The question for the Court was whether this clause amended or limited the scope of or effect of a breach of warranty. The Court held that the words "act or omission" were capable of applying to breach of warranty (and misrepresentation and non-disclosure). This was held to be the case even where damage was caused before the insured learnt of the breach of warranty. However, in cases where the insured knew of the act or omission and did not inform the insurers of it before damage was caused he would be unable to avail himself of the protection afforded by the clause.

Issue 3: Non-Invalidation clause in the Property Policy

The non-invalidation clause in the Property Policy provided:

"This insurance shall not be invalidated by any act omission or by any alteration which increases the risk of Damage unknown to or beyond the control of the Insured provided that the Insured once aware of the increased risk shall give immediate notice to the Insurers and pay an additional premium if required."

The question for the Court was whether the insured could rely on this clause to prevent insurers avoiding the Property Policy for misrepresentation and/or non-disclosure at the time the Property Policy was entered into.
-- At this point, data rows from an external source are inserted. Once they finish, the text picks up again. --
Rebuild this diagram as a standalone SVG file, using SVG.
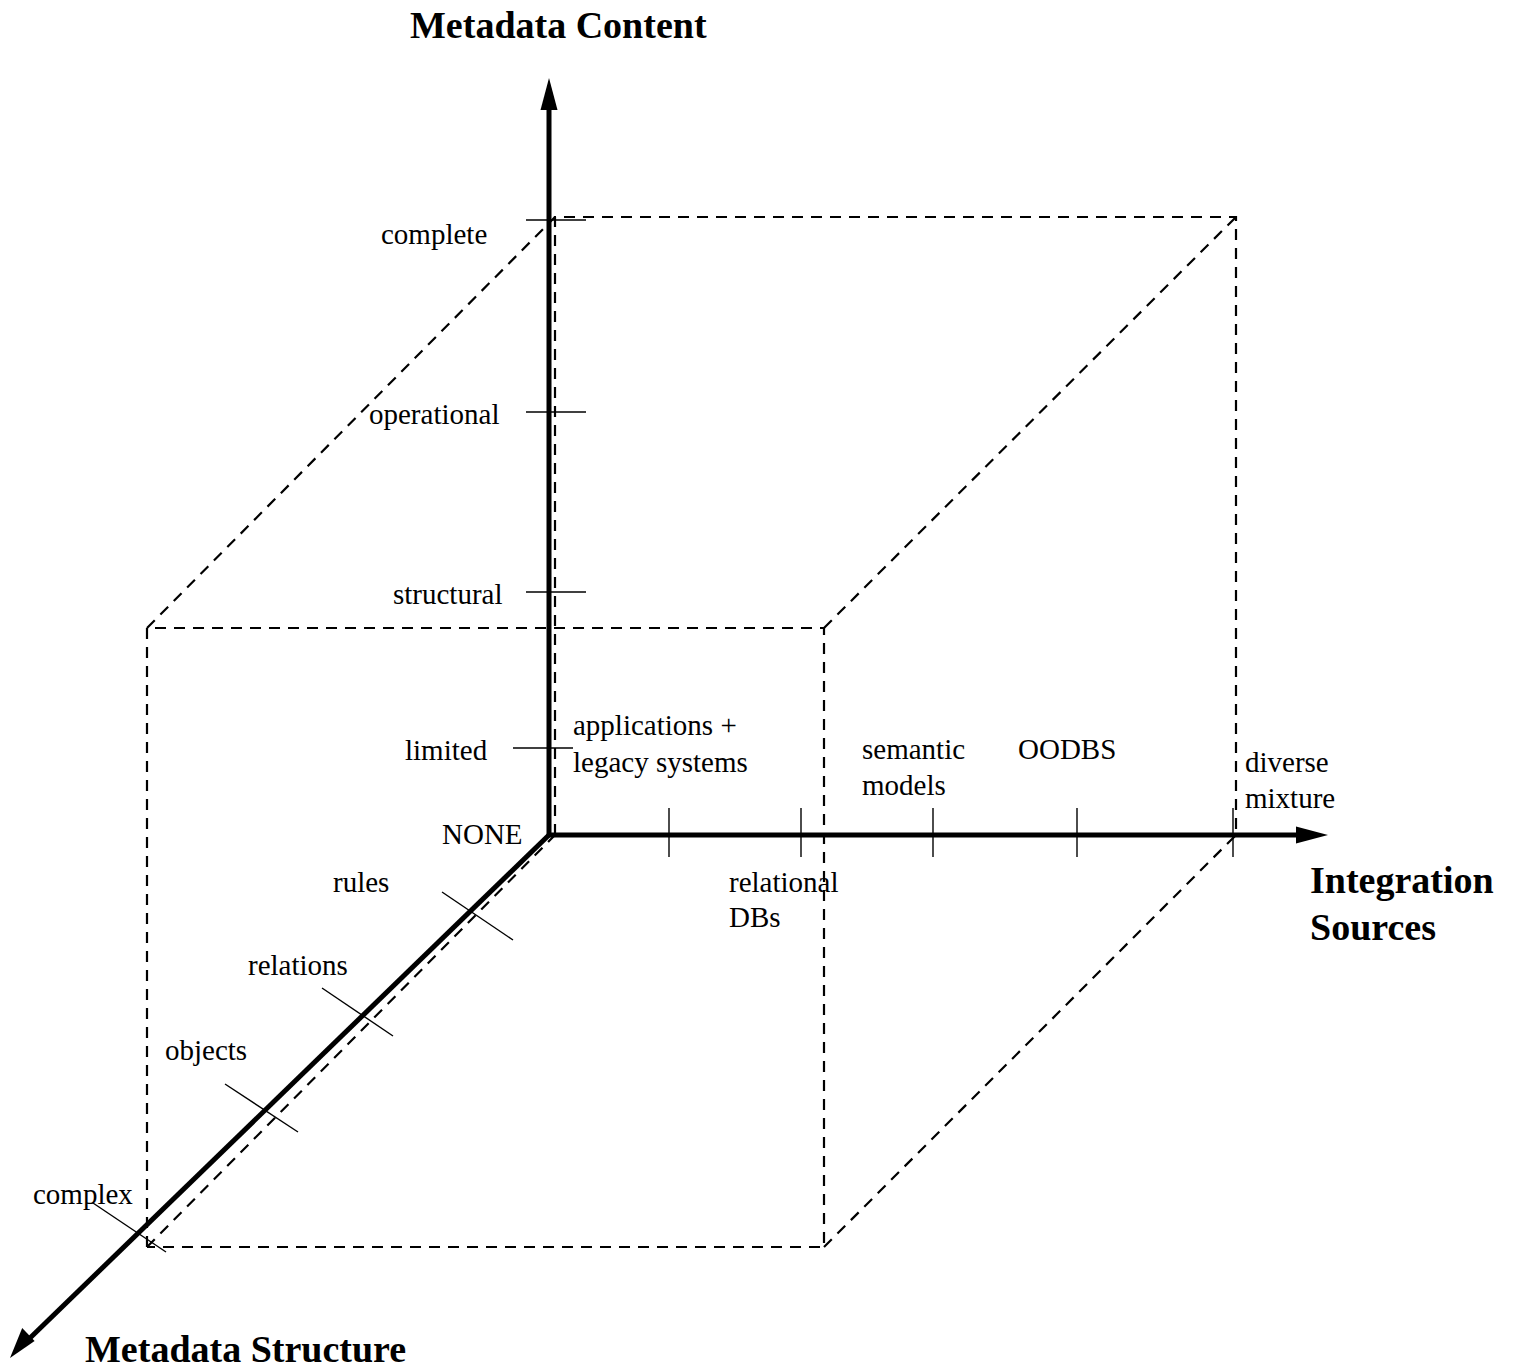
<svg xmlns="http://www.w3.org/2000/svg" width="1514" height="1368" viewBox="0 0 1514 1368">
<style>
.axis{stroke:#000;stroke-width:5;fill:none}
.tick{stroke:#000;stroke-width:1.4;fill:none}
.dash{stroke:#000;stroke-width:2.2;fill:none;stroke-dasharray:11 8}
.lbl{font-family:"Liberation Serif","Times New Roman",serif;font-size:29px;fill:#000}
.ttl{font-family:"Liberation Serif","Times New Roman",serif;font-size:38px;font-weight:bold;fill:#000}
</style>
<rect width="1514" height="1368" fill="#fff"/>
<g id="cube">
<polyline class="dash" points="555,835 555,217 1236,217 1236,835"/>
<polyline class="dash" points="147,1247 147,628 824,628 824,1247 147,1247"/>
<line class="dash" x1="147" y1="628" x2="555" y2="217"/>
<line class="dash" x1="824" y1="628" x2="1236" y2="217"/>
<line class="dash" x1="824" y1="1247" x2="1236" y2="835"/>
<line class="dash" x1="147" y1="1247" x2="555" y2="835"/>
</g>
<g id="connectors">
<line class="axis" x1="549" y1="837" x2="549" y2="106"/>
<path d="M549,78 L540.5,110 L557.5,110 Z" fill="#000"/>
<line class="axis" x1="547" y1="835" x2="1300" y2="835"/>
<path d="M1328,835 L1296,826.5 L1296,843.5 Z" fill="#000"/>
<line class="axis" x1="550" y1="834" x2="30" y2="1338"/>
<path d="M10,1358 L22.2,1328 L34.6,1341 Z" fill="#000"/>
</g>
<g id="ticks">
<line class="tick" x1="526" y1="220" x2="586" y2="220"/>
<line class="tick" x1="526" y1="412" x2="586" y2="412"/>
<line class="tick" x1="526" y1="592" x2="586" y2="592"/>
<line class="tick" x1="513" y1="748" x2="573" y2="748"/>
<line class="tick" x1="669" y1="808" x2="669" y2="857"/>
<line class="tick" x1="801" y1="808" x2="801" y2="857"/>
<line class="tick" x1="933" y1="808" x2="933" y2="857"/>
<line class="tick" x1="1077" y1="808" x2="1077" y2="857"/>
<line class="tick" x1="1233" y1="808" x2="1233" y2="857"/>
<line class="tick" x1="442" y1="892" x2="513" y2="940"/>
<line class="tick" x1="322" y1="988" x2="393" y2="1036"/>
<line class="tick" x1="225" y1="1084" x2="298" y2="1132"/>
<line class="tick" x1="93" y1="1203" x2="166" y2="1252"/>
</g>
<g id="axis-titles">
<text class="ttl" x="410" y="38">Metadata Content</text>
<text class="ttl" x="1310" y="893">Integration</text>
<text class="ttl" x="1310" y="940">Sources</text>
<text class="ttl" x="85" y="1362">Metadata Structure</text>
</g>
<g id="content-labels">
<text class="lbl" x="381" y="244">complete</text>
<text class="lbl" x="369" y="424">operational</text>
<text class="lbl" x="393" y="604">structural</text>
<text class="lbl" x="405" y="760">limited</text>
<text class="lbl" x="442" y="844">NONE</text>
</g>
<g id="structure-labels">
<text class="lbl" x="333" y="892">rules</text>
<text class="lbl" x="248" y="975">relations</text>
<text class="lbl" x="165" y="1060">objects</text>
<text class="lbl" x="33" y="1204">complex</text>
</g>
<g id="source-labels">
<text class="lbl" x="573" y="735">applications +</text>
<text class="lbl" x="573" y="772">legacy systems</text>
<text class="lbl" x="729" y="892">relational</text>
<text class="lbl" x="729" y="927">DBs</text>
<text class="lbl" x="862" y="759">semantic</text>
<text class="lbl" x="862" y="795">models</text>
<text class="lbl" x="1018" y="759">OODBS</text>
<text class="lbl" x="1245" y="772">diverse</text>
<text class="lbl" x="1245" y="808">mixture</text>
</g>
</svg>
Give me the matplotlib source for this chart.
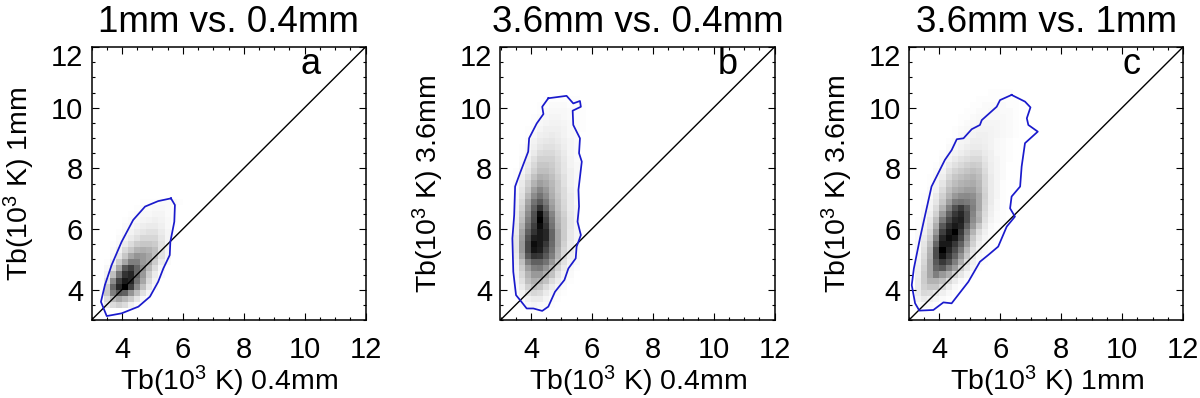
import numpy as np
import matplotlib
matplotlib.use("Agg")
import matplotlib.pyplot as plt
from matplotlib.ticker import MultipleLocator
from matplotlib.transforms import ScaledTranslation

plt.rcParams['font.family'] = ['Liberation Sans', 'DejaVu Sans']
plt.rcParams['mathtext.default'] = 'regular'

titles = ["1mm vs. 0.4mm", "3.6mm vs. 0.4mm", "3.6mm vs. 1mm"]
xlabels = ["Tb(10$^{3}$ K) 0.4mm", "Tb(10$^{3}$ K) 0.4mm", "Tb(10$^{3}$ K) 1mm"]
ylabels = ["Tb(10$^{3}$ K) 1mm", "Tb(10$^{3}$ K) 3.6mm", "Tb(10$^{3}$ K) 3.6mm"]
letters = ["a", "b", "c"]
letter_x = [10.2, 10.45, 10.3]
ticks = [4, 6, 8, 10, 12]

# Darkness (percent of black) per 0.2-wide cell; rows go upward from y0, columns rightward from x0
a_x0, a_y0 = 3.4, 3.4
density_a = [
 [8,14,18,14,6,2],
 [14,28,35,28,20,10,3],
 [22,50,65,62,42,25,12,4],
 [20,60,85,100,75,45,25,10,3],
 [10,45,75,90,85,55,35,15,5],
 [5,25,55,80,85,60,40,20,8,2],
 [3,12,35,65,75,60,45,28,14,4],
 [1,6,20,35,50,50,40,35,20,8,2],
 [0,3,10,22,35,42,40,35,25,12,4],
 [0,2,6,15,22,30,32,30,25,12,4],
 [0,1,3,8,14,20,22,22,20,12,4],
 [0,0,2,5,8,12,16,16,16,10,4],
 [0,0,1,3,5,8,10,12,12,8,4,1],
 [0,0,0,2,3,5,7,8,8,6,3,1],
 [0,0,0,1,2,3,4,5,6,5,3,1],
 [0,0,0,0,1,2,3,3,4,4,2,1],
 [0,0,0,0,0,1,2,2,3,3,2,1],
 [0,0,0,0,0,0,1,1,1,2,2,2,1],
]
b_x0, b_y0 = 3.4, 3.4
density_b = [
 [0,1,3,4,3,2,1],
 [0,2,6,8,8,4,2,1],
 [1,5,12,16,14,8,4,2,1],
 [2,8,18,25,22,14,8,4,2],
 [3,12,25,32,30,24,14,8,3,1],
 [4,16,30,40,40,32,24,12,5,2],
 [5,20,38,50,52,42,30,18,8,3,1],
 [6,25,50,62,62,55,40,24,12,5,2],
 [8,35,65,80,78,65,50,30,15,7,3],
 [10,40,72,92,88,72,55,32,16,8,3],
 [10,40,72,95,90,78,58,35,18,8,3],
 [10,38,68,88,90,85,60,35,20,9,4],
 [8,35,62,80,90,85,60,35,20,9,4],
 [8,30,55,75,95,80,55,32,20,10,4],
 [7,25,50,70,100,75,52,30,20,10,4],
 [6,22,45,68,95,70,48,28,18,9,4],
 [5,18,40,62,80,60,40,25,16,8,4],
 [4,15,35,55,65,52,36,24,15,8,3],
 [3,12,28,45,55,45,32,22,14,8,3],
 [2,10,22,38,48,40,30,20,14,7,3],
 [2,8,18,30,38,34,28,20,12,6,3],
 [1,6,14,24,32,30,25,18,12,6,3],
 [1,4,10,18,25,25,22,16,10,6,3],
 [0,3,8,15,22,22,20,15,10,5,3],
 [0,2,6,12,18,18,18,14,9,5,2],
 [0,1,4,8,14,15,15,12,8,4,2],
 [0,1,3,6,10,12,12,10,7,4,2],
 [0,0,2,5,8,9,10,8,6,4,2],
 [0,0,1,3,6,7,8,7,5,3,2],
 [0,0,1,2,4,6,6,6,5,3,2,1],
 [0,0,0,1,3,4,5,5,4,3,2,1],
 [0,0,0,1,2,3,4,4,3,2,1,1],
 [0,0,0,0,1,2,3,3,3,2,1,1],
 [0,0,0,0,1,1,2,2,2,1,1,1],
 [0,0,0,0,0,1,1,1,1,1,1],
]
c_x0, c_y0 = 3.2, 3.4
density_c = [
 [2,3,2,1],
 [5,8,6,4,2,1],
 [8,15,14,10,6,3,1],
 [8,18,22,22,15,8,3,1],
 [8,20,30,30,25,15,8,3,1],
 [7,20,35,50,40,32,18,10,4,1],
 [6,18,35,60,65,50,38,20,10,4,1],
 [5,16,35,65,78,68,50,32,14,6,2,1],
 [4,14,32,70,92,78,62,42,22,9,3,1],
 [3,12,30,70,100,85,70,52,28,12,5,2,1],
 [3,10,25,60,90,90,78,62,38,18,7,3,1],
 [2,8,20,50,85,95,90,72,45,22,10,4,2],
 [2,6,16,40,75,90,100,78,52,30,14,6,2,1],
 [1,5,12,32,65,82,90,85,62,40,22,9,3,1],
 [1,4,10,25,52,72,85,88,70,45,32,12,5,2,1],
 [0,3,7,18,40,62,78,85,70,48,30,14,6,2,1],
 [0,2,5,14,30,50,68,78,65,50,34,16,7,3,1],
 [0,1,4,10,22,38,52,55,52,48,34,17,8,3,1],
 [0,1,2,8,18,30,40,45,46,44,34,18,8,4,1],
 [0,0,2,5,14,25,32,35,38,38,30,17,8,4,1],
 [0,0,1,4,10,20,26,30,32,33,28,16,8,4,1],
 [0,0,1,3,7,16,22,25,28,30,26,16,8,4,2],
 [0,0,0,2,5,12,17,20,23,25,23,14,7,4,2],
 [0,0,0,1,3,8,12,15,18,20,19,12,7,4,2],
 [0,0,0,0,2,5,8,11,13,15,15,10,6,4,2,1],
 [0,0,0,0,1,3,5,7,9,11,11,8,6,3,2,1],
 [0,0,0,0,0,2,3,5,7,8,8,7,5,3,2,1],
 [0,0,0,0,0,1,2,4,5,7,7,6,5,3,2,1],
 [0,0,0,0,0,0,1,3,4,5,6,6,5,4,3,2,1],
 [0,0,0,0,0,0,1,2,3,4,5,5,5,4,3,2,1],
 [0,0,0,0,0,0,0,1,2,3,4,4,4,4,3,2,1],
 [0,0,0,0,0,0,0,1,1,2,3,3,3,3,3,2,1],
 [0,0,0,0,0,0,0,0,1,1,2,2,3,3,2,2,1],
 [0,0,0,0,0,0,0,0,0,1,1,2,2,2,2,1,1],
 [0,0,0,0,0,0,0,0,0,0,1,1,1,1,1,1,1],
 [0,0,0,0,0,0,0,0,0,0,0,0,1,1,1,1],
]

contour_a_x = [5.61,5.74,5.72,5.59,5.57,5.36,5.19,4.92,4.54,3.99,3.5,3.31,3.44,3.66,3.99,4.37,4.76,5.19,5.61]
contour_a_y = [7.01,6.79,6.24,5.58,5.14,4.7,4.26,3.77,3.44,3.22,3.13,3.6,4.15,4.81,5.58,6.3,6.74,6.92,7.01]
contour_b_x = [4.57,5.17,5.39,5.61,5.64,5.37,5.39,5.61,5.58,5.67,5.56,5.58,5.53,5.64,5.5,5.47,5.23,5.1,4.79,4.57,4.37,4.08,3.86,3.64,3.51,3.42,3.39,3.45,3.48,3.64,3.91,3.94,4.19,4.41,4.37,4.57]
contour_b_y = [10.31,10.39,10.14,10.22,10.03,9.9,9.43,8.99,8.5,8.22,7.29,6.74,6.24,5.8,5.42,5.03,4.7,4.32,3.93,3.44,3.3,3.38,3.38,3.66,3.82,4.59,5.69,6.46,7.4,7.84,8.55,8.99,9.48,9.79,10.03,10.31]
contour_c_x = [6.37,6.81,6.99,6.87,6.92,7.23,6.81,6.7,6.65,6.37,6.32,6.48,6.21,5.93,5.6,5.33,4.95,4.4,4.13,3.8,3.34,3.2,3.09,3.16,3.36,3.53,3.74,4.18,4.4,4.57,4.79,5.06,5.33,5.39,5.88,5.99,6.37]
contour_c_y = [10.42,10.2,10.01,9.65,9.43,9.21,8.83,8.06,7.4,7.07,6.68,6.41,6.08,5.42,5.14,4.92,4.26,3.55,3.58,3.33,3.31,3.55,4.15,4.7,5.69,6.46,7.4,8.28,8.6,8.96,8.99,9.29,9.43,9.59,10.03,10.25,10.42]
diagonal = [3, 12]

panels = [
    (density_a, a_x0, a_y0, contour_a_x, contour_a_y),
    (density_b, b_x0, b_y0, contour_b_x, contour_b_y),
    (density_c, c_x0, c_y0, contour_c_x, contour_c_y),
]
left_px = [91.5, 500.5, 909.0]
W, H = 1200, 398
AX_W, AX_T, AX_B = 274, 47, 320
ylabel_px = [19, 428, 837]

fig = plt.figure(figsize=(W/100, H/100), dpi=100, facecolor='white')
for i, (dens, x0, y0, cx, cy) in enumerate(panels):
    ax = fig.add_axes([left_px[i]/W, 1-AX_B/H, AX_W/W, (AX_B-AX_T)/H])
    ncol = max(len(r) for r in dens)
    z = np.zeros((len(dens), ncol))
    for r, row in enumerate(dens):
        z[r, :len(row)] = row
    xe = x0 + 0.2*np.arange(ncol+1)
    ye = y0 + 0.2*np.arange(len(dens)+1)
    ax.pcolormesh(xe, ye, z, cmap='gray_r', vmin=0, vmax=100, shading='flat',
                  rasterized=True, linewidth=0)
    ax.plot(diagonal, diagonal, color='black', lw=1.0)
    ax.plot(cx, cy, color='#1a1acc', lw=1.25, solid_joinstyle='round')
    ax.set_xlim(3, 12); ax.set_ylim(3, 12)
    ax.set_xticks(ticks); ax.set_yticks(ticks)
    ax.xaxis.set_minor_locator(MultipleLocator(0.5))
    ax.yaxis.set_minor_locator(MultipleLocator(0.5))
    ax.tick_params(which='major', direction='in', length=5, width=0.8, top=True, right=True, labelsize=21)
    ax.tick_params(which='minor', direction='in', length=2.5, width=0.8, top=True, right=True)
    ax.tick_params(axis='x', which='major', pad=11.5)
    ax.tick_params(axis='y', which='major', pad=6)
    for s in ax.spines.values():
        s.set_linewidth(1.1)
    lab12 = ax.get_yticklabels()[-1]
    lab12.set_transform(lab12.get_transform() + ScaledTranslation(0, -8/100, fig.dpi_scale_trans))
    ax.text(letter_x[i], 11.1, letters[i], fontsize=26, ha='center', va='baseline')
    cx_px = left_px[i] + AX_W/2
    fig.text(cx_px/W, 1-32/H, titles[i], fontsize=26.5, ha='center', va='baseline')
    fig.text((cx_px+1)/W, 1-390/H, xlabels[i], fontsize=20.5, ha='center', va='baseline')
    fig.text(ylabel_px[i]/W, 1-184/H, ylabels[i], fontsize=20.5, ha='center', va='center', rotation=90)

fig.savefig('out.png', dpi=100)
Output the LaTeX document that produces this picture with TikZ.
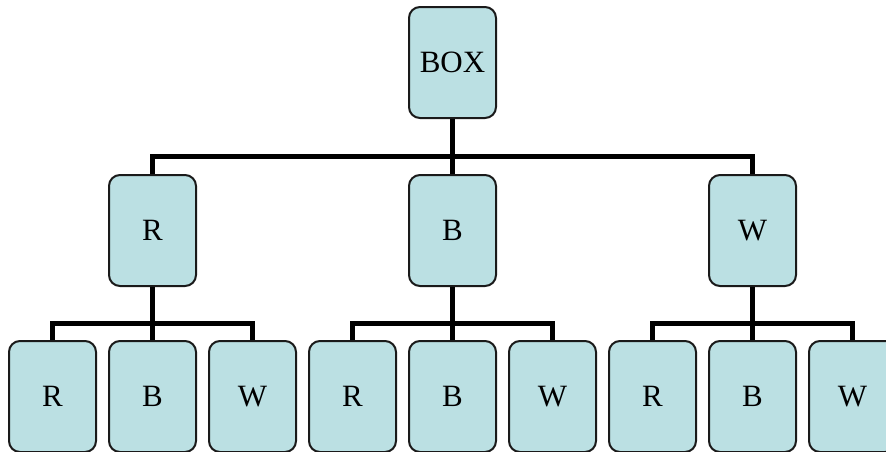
\documentclass[tikz,border=0pt]{standalone}
\usepackage{fontspec}
\setmainfont{Liberation Serif}
\definecolor{boxfill}{HTML}{BBE0E3}
\definecolor{boxline}{HTML}{1A1A1A}
\begin{document}
\begin{tikzpicture}[x=1pt,y=-1pt,
  bx/.style={draw=boxline,fill=boxfill,line width=2pt,rounded corners=11pt,
    minimum width=87pt,minimum height=111pt,inner sep=0pt,
    font=\fontsize{31}{36}\selectfont},
  conn/.style={line width=5pt,black,line join=miter}]
\useasboundingbox (0,0) rectangle (886,451);
\node[bx] (top) at (452.5,62.5) {BOX};
\node[bx] (mR) at (152.5,230.5) {R};
\node[bx] (mB) at (452.5,230.5) {B};
\node[bx] (mW) at (752.5,230.5) {W};
\foreach \p/\c in {R/52.5,B/352.5,W/652.5}{
  \node[bx] (\p1) at (\c,396.5) {R};
  \node[bx] (\p2) at (\c+100,396.5) {B};
  \node[bx] (\p3) at (\c+200,396.5) {W};
}
\foreach \m in {mR,mB,mW}
  \draw[conn] (top.south) -- ++(0,37) -| (\m.north);
\foreach \p in {R,B,W}
  \foreach \k in {1,2,3}
    \draw[conn] (m\p.south) -- ++(0,36) -| (\p\k.north);
\end{tikzpicture}
\end{document}
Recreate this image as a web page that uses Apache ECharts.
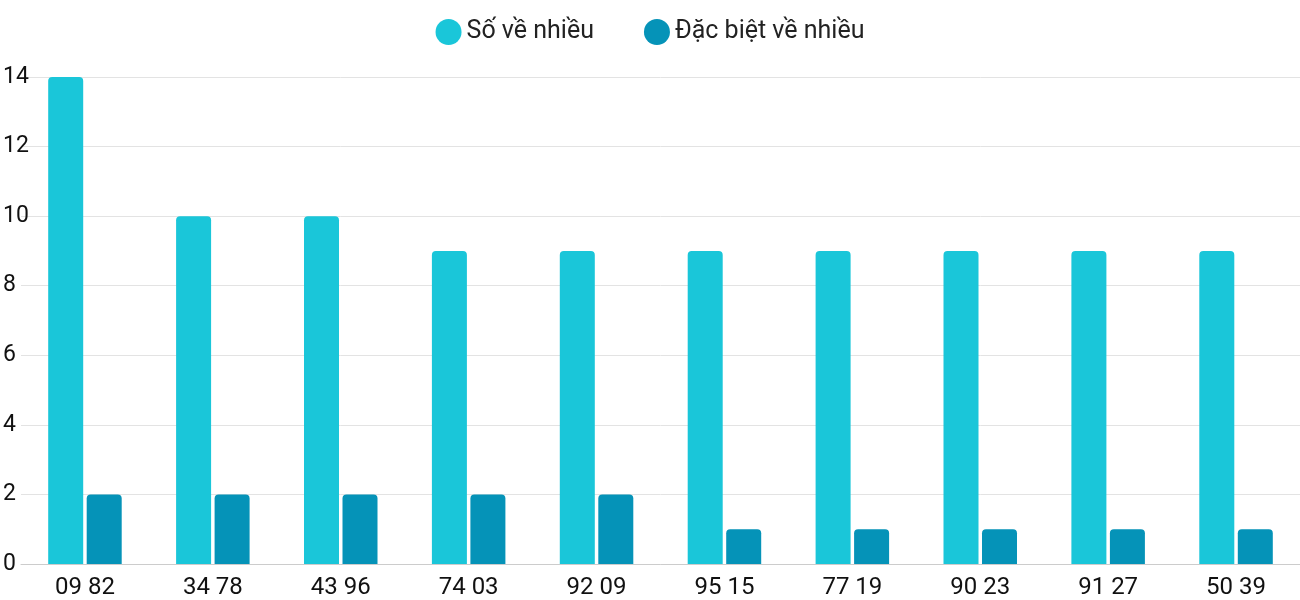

Insurers sought to rely on a non-disclosure clause in the Property Policy which provided that:

"Condition 1: This Certificate shall be avoidable in the event of misrepresentation misdescription or non-disclosure in any material particular."

The Court held that the words "any act or omission" in the non-invalidation clause were capable of referring to misrepresentation, misdescription or non-disclosure, notwithstanding Condition 1, because such acts or omission can increase the risk of damage. The non-invalidation clause was, therefore, held to apply where there was an increase in the risk of damage unknown to or beyond the control of the insured; the insurance would not be invalidated where the insured had given notice of the increased risk to insurers once aware of it and had paid any additional premium required.

Comment

The decision in this case follows an increasing trend by the Courts to mitigate, where possible, the draconian effects for an insured of a breach of warranty or non-disclosure or misrepresentation. The case provides a useful reminder of the potential scope of non-invalidation clauses. If insurers wish to limit their intended scope, then clear wording to this effect will be required.